I'm currently thinking of a simple fopen(and fclose when finished) operation, after which frames and chunks of audio need to be written to it. Or do I need to buffer the video and audio seperately in a different temporary file(uncompressed frames and audio), to combine them into a single AVI file when finished? Or can the AVI file be createn on the fly(like .WAV file audio output)?

My current .WAV file output creation library:
https://bitbucket.org/superfury/unipcemu/src/ … ave.c?at=master

It's not really viable to do this. The AVI format can't really do the resolution changes on the fly, which would require having a fixed-resolution output. What you can do however is a MP4 container or a MPEG-2 TS container. The only advantage AVI has is that it operates at the frame level, where as mpeg operates at the time code level.
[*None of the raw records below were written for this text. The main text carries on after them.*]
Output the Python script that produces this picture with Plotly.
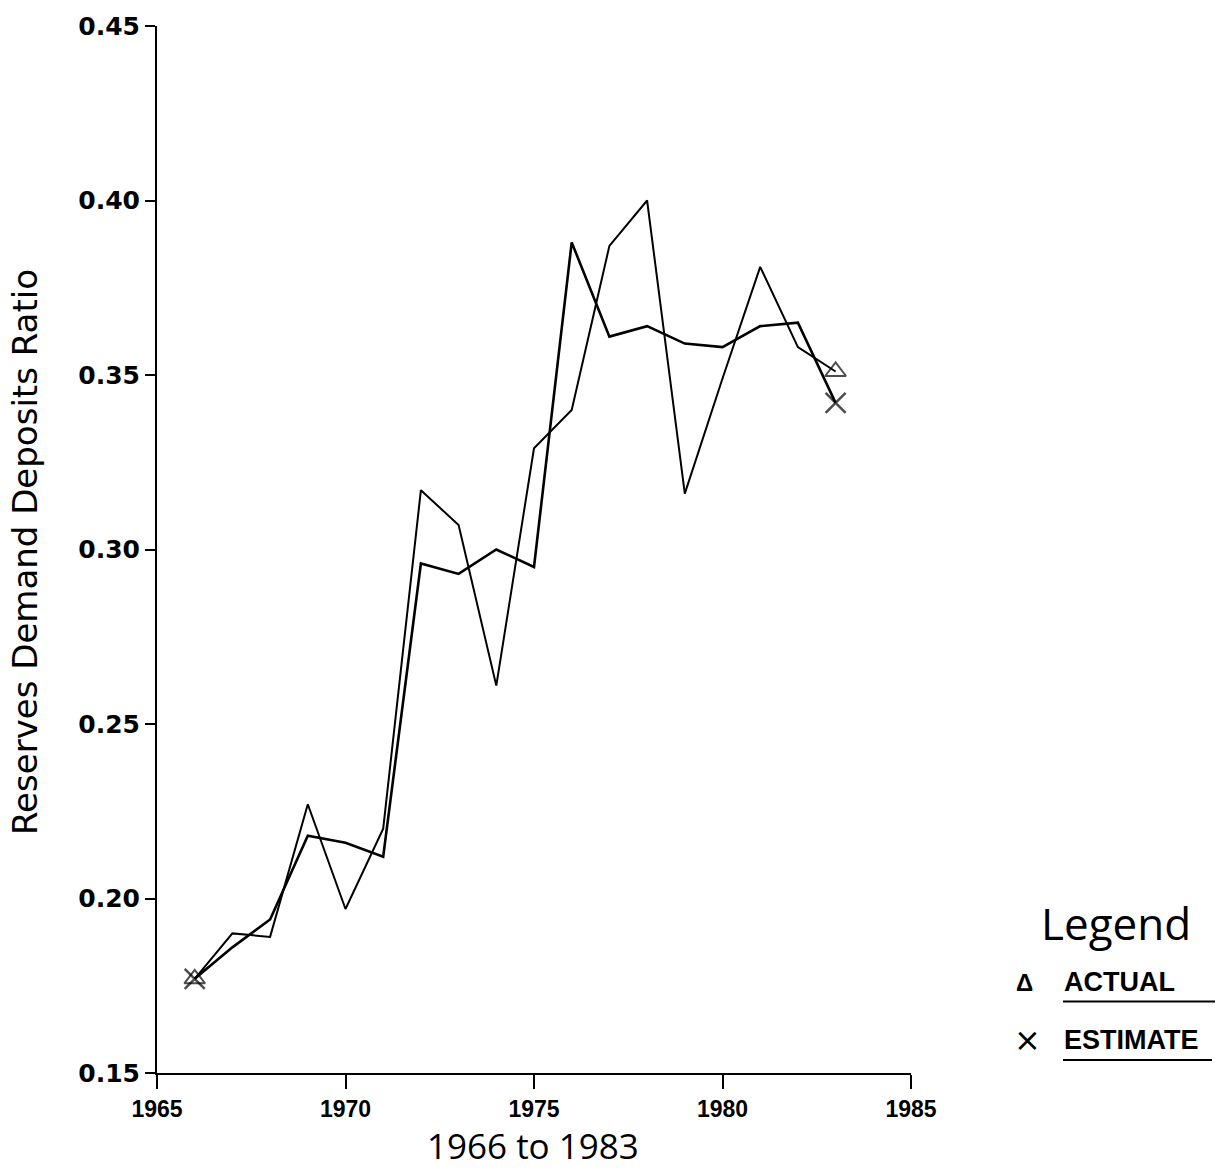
import plotly.graph_objects as go

years = list(range(1966, 1984))
actual = [0.177, 0.190, 0.189, 0.227, 0.197, 0.220, 0.317, 0.307, 0.261,
          0.329, 0.340, 0.387, 0.400, 0.316, 0.349, 0.381, 0.358, 0.351]
estimate = [0.177, 0.186, 0.194, 0.218, 0.216, 0.212, 0.296, 0.293, 0.300,
            0.295, 0.388, 0.361, 0.364, 0.359, 0.358, 0.364, 0.365, 0.342]
x_ticks = [1965, 1970, 1975, 1980, 1985]
y_ticks = [0.15, 0.20, 0.25, 0.30, 0.35, 0.40, 0.45]

FONT = "Liberation Sans"

fig = go.Figure()
n = len(years)
fig.add_trace(go.Scatter(
    x=years, y=actual, mode="lines+markers", name="ACTUAL",
    line=dict(color="black", width=2),
    marker=dict(symbol="triangle-up-open", size=[18] + [0] * (n - 2) + [18],
                color="black", line=dict(width=2, color="black")),
    showlegend=False))
fig.add_trace(go.Scatter(
    x=years, y=estimate, mode="lines+markers", name="ESTIMATE",
    line=dict(color="black", width=2.6),
    marker=dict(symbol="x-thin-open", size=[20] + [0] * (n - 2) + [20],
                color="black", line=dict(width=2.5, color="black")),
    showlegend=False))

fig.update_layout(
    width=1225, height=1170,
    margin=dict(l=157, r=314, t=20, b=97),
    paper_bgcolor="white", plot_bgcolor="white",
    font=dict(family=FONT, color="black"),
    xaxis=dict(range=[1965, 1985], tickvals=x_ticks, ticktext=[str(v) for v in x_ticks],
               showgrid=False, zeroline=False, showline=True, linecolor="black", linewidth=2,
               ticks="outside", ticklen=14, tickwidth=2, tickcolor="black",
               tickfont=dict(family=FONT, size=23, color="black", weight="bold")),
    yaxis=dict(range=[0.15, 0.45], tickvals=y_ticks, ticktext=[f"{v:.2f}" for v in y_ticks],
               showgrid=False, zeroline=False, showline=True, linecolor="black", linewidth=2,
               ticks="outside", ticklen=10, tickwidth=2, tickcolor="black",
               tickfont=dict(family="DejaVu Sans", size=25, color="black", weight="bold")),
)

def px(xp):
    return (xp - 157) / 754

def py(yp):
    return (1073 - yp) / 1053

fig.add_annotation(text="Reserves Demand Deposits Ratio", xref="paper", yref="paper",
                   x=px(25), y=py(549), textangle=-90,
                   showarrow=False, xanchor="center", yanchor="middle",
                   font=dict(family="DejaVu Sans", size=34, color="black"))
fig.add_annotation(text="1966 to 1983", xref="paper", yref="paper",
                   x=px(533), y=py(1146),
                   showarrow=False, xanchor="center", yanchor="middle",
                   font=dict(family="Open Sans", size=35, color="black"))

fig.add_annotation(text="Legend", xref="paper", yref="paper", x=px(1116), y=py(922),
                   showarrow=False, xanchor="center", yanchor="middle",
                   font=dict(family="Open Sans", size=44, color="black"))
fig.add_annotation(text="Δ", xref="paper", yref="paper", x=px(1024), y=py(982),
                   showarrow=False, xanchor="center", yanchor="middle",
                   font=dict(family=FONT, size=24, color="black", weight="bold"))
fig.add_annotation(text="ACTUAL", xref="paper", yref="paper", x=px(1062), y=py(981),
                   showarrow=False, xanchor="left", yanchor="middle",
                   font=dict(family=FONT, size=27, color="black", weight="bold"))
fig.add_annotation(text="×", xref="paper", yref="paper", x=px(1027), y=py(1040),
                   showarrow=False, xanchor="center", yanchor="middle",
                   font=dict(family="DejaVu Sans", size=32, color="black"))
fig.add_annotation(text="ESTIMATE", xref="paper", yref="paper", x=px(1062), y=py(1040),
                   showarrow=False, xanchor="left", yanchor="middle",
                   font=dict(family=FONT, size=27, color="black", weight="bold"))
fig.add_shape(type="line", xref="paper", yref="paper", x0=px(1063), x1=px(1215),
              y0=py(1001), y1=py(1001), line=dict(color="black", width=2))
fig.add_shape(type="line", xref="paper", yref="paper", x0=px(1063), x1=px(1212),
              y0=py(1060), y1=py(1060), line=dict(color="black", width=2))

fig.write_html("out.html")
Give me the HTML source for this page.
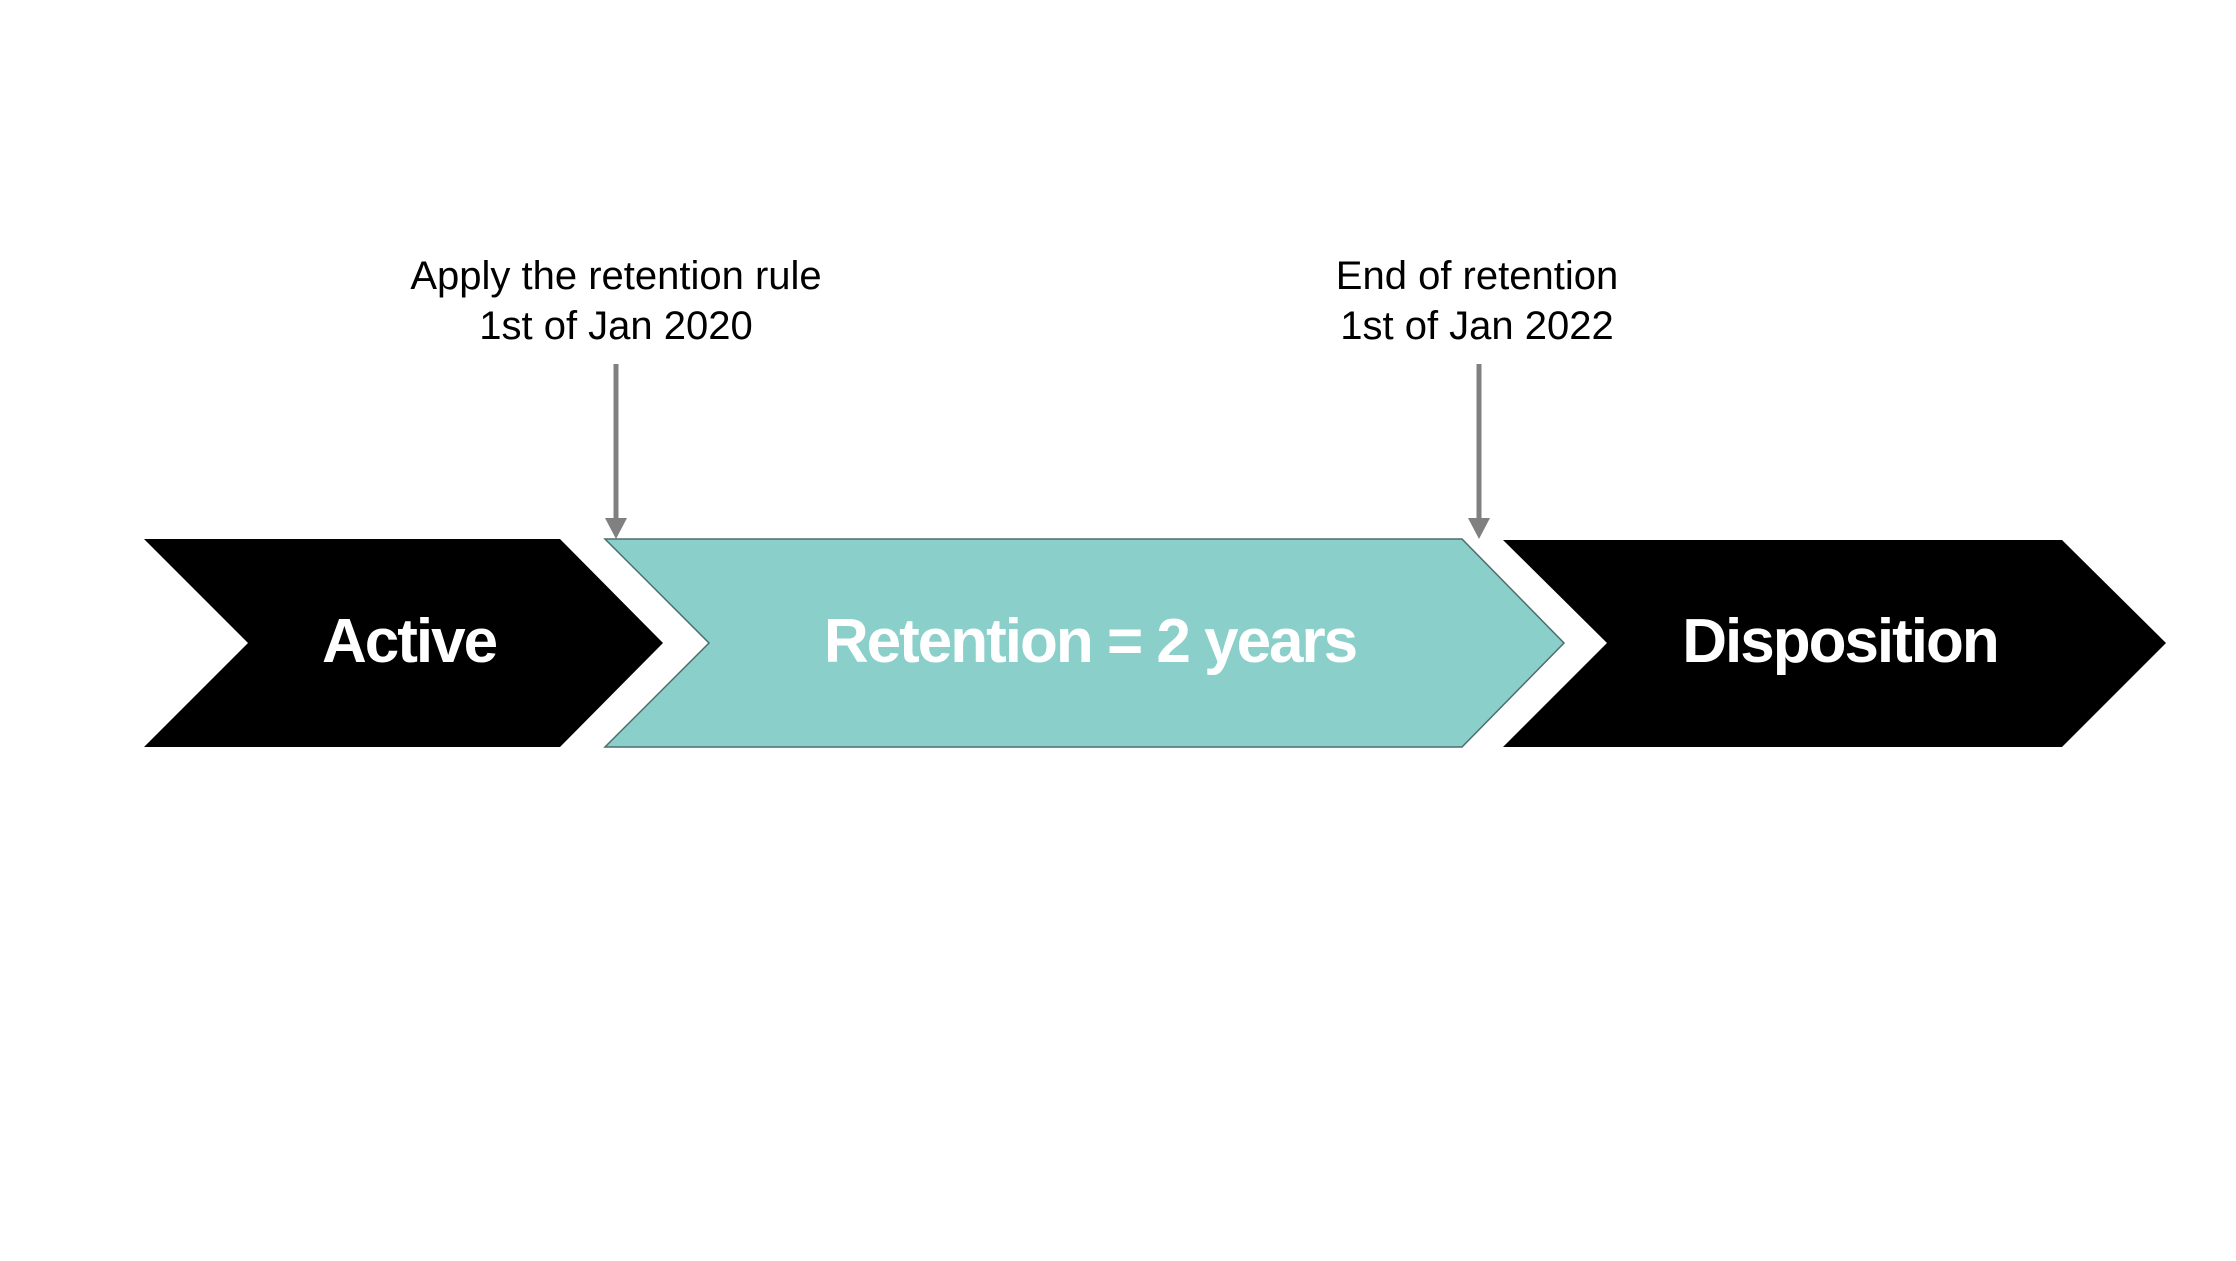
<!DOCTYPE html>
<html><head><style>
html,body{margin:0;padding:0;background:#fff;}
body{width:2236px;height:1256px;overflow:hidden;}
text{font-family:"Liberation Sans",sans-serif;}
</style></head><body>
<svg width="2236" height="1256" xmlns="http://www.w3.org/2000/svg">
<polygon points="144,539 560,539 663,643 560,747 144,747 248,643" fill="#000"/>
<polygon points="605,539 1462,539 1564,643 1462,747 605,747 709,643" fill="#8bcfca" stroke="#4a6e6c" stroke-width="1.5"/>
<polygon points="1503,540 2062,540 2166,643 2062,747 1503,747 1607,643" fill="#000"/>
<line x1="616" y1="364" x2="616" y2="520" stroke="#808080" stroke-width="5"/>
<polygon points="605,518 627,518 616,539" fill="#808080"/>
<line x1="1479" y1="364" x2="1479" y2="520" stroke="#808080" stroke-width="5"/>
<polygon points="1468,518 1490,518 1479,539" fill="#808080"/>
<g font-size="40" fill="#000" text-anchor="middle" letter-spacing="0">
<text x="616" y="289">Apply the retention rule</text>
<text x="616" y="339">1st of Jan 2020</text>
<text x="1477" y="289">End of retention</text>
<text x="1477" y="339">1st of Jan 2022</text>
</g>
<g font-size="62" font-weight="bold" fill="#fff" text-anchor="middle" letter-spacing="-2">
<text x="409" y="662">Active</text>
<text x="1090" y="662">Retention = 2 years</text>
<text x="1840" y="662">Disposition</text>
</g>
</svg>
</body></html>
Either will let you do PCM audio if you want it to remain uncompressed. You always want to sync to audio. That said, the problem is really what video codec you wish to use. You can technically stuff a RGB video into a Mpeg container (eg h.264 at crf=0 or qp=0 in ffmpeg) but that only turns of quantization it doesn't turn off colorspace conversion. For that more effort is required to specify pixel formats.

Look at DOSBOX-X if you want to see a depreciated way of incorporating FFMPEG. There is an alternative AVI writer as well in DOSBOX-X's code, but it's a bit buggy and stops writing at 32-bit integer boundaries instead of creating a new OpenDML AVI. The mpeg writer in DOSBOX supports resolution switches because the mpeg container supports it.

If you do not close the file, the resulting avi will be unreadable. It is preferable to write every X frames, and buffer up to 2 minutes of video, but if it crashes, it will be unusable still. This is a problem with all versions of dosbox if dosbox is closed without giving it a chance to close the capture.

The reason DOSBOX's ZMBV codec works so well is that it delta-frames using zlib. It actually works super-well with no I-frames, but is practically unusable for editing if recompressed without iframes (key-frames.) I once made a few alternative versions using lzo and lzma and while I could squeeze a little bit more with lzma, it was incredibly slow, while lzo is faster, it doesn't save as much space. My suggestion here really is that you are going to get stuck no matter what with a single-threaded decoder or encoder at some point, so the preferred action is to lightly-compress the video at the original square-pixel resolution and set the display aspect ratio in the output so that the player knows how the video should be played back.

The fastest/most efficient video codec I was able to design before giving up was to use the ppmd compression in 7-zip on the frame data, but it wasn't significant enough to change from zlib. If you want to capture emulated video at display resolution, you actually need to use h.264/h.265 hardware support, which doesn't support lossless compression, which is the entire point, it favors speed over quality.

One more thing, most emulators have to be slowed down to get frame-perfect emulation for capture. If you don't make the emulator wait to draw/play the next frame/audio samples, then any avi output you generate will be so full of dropped frames that it will also not be usable.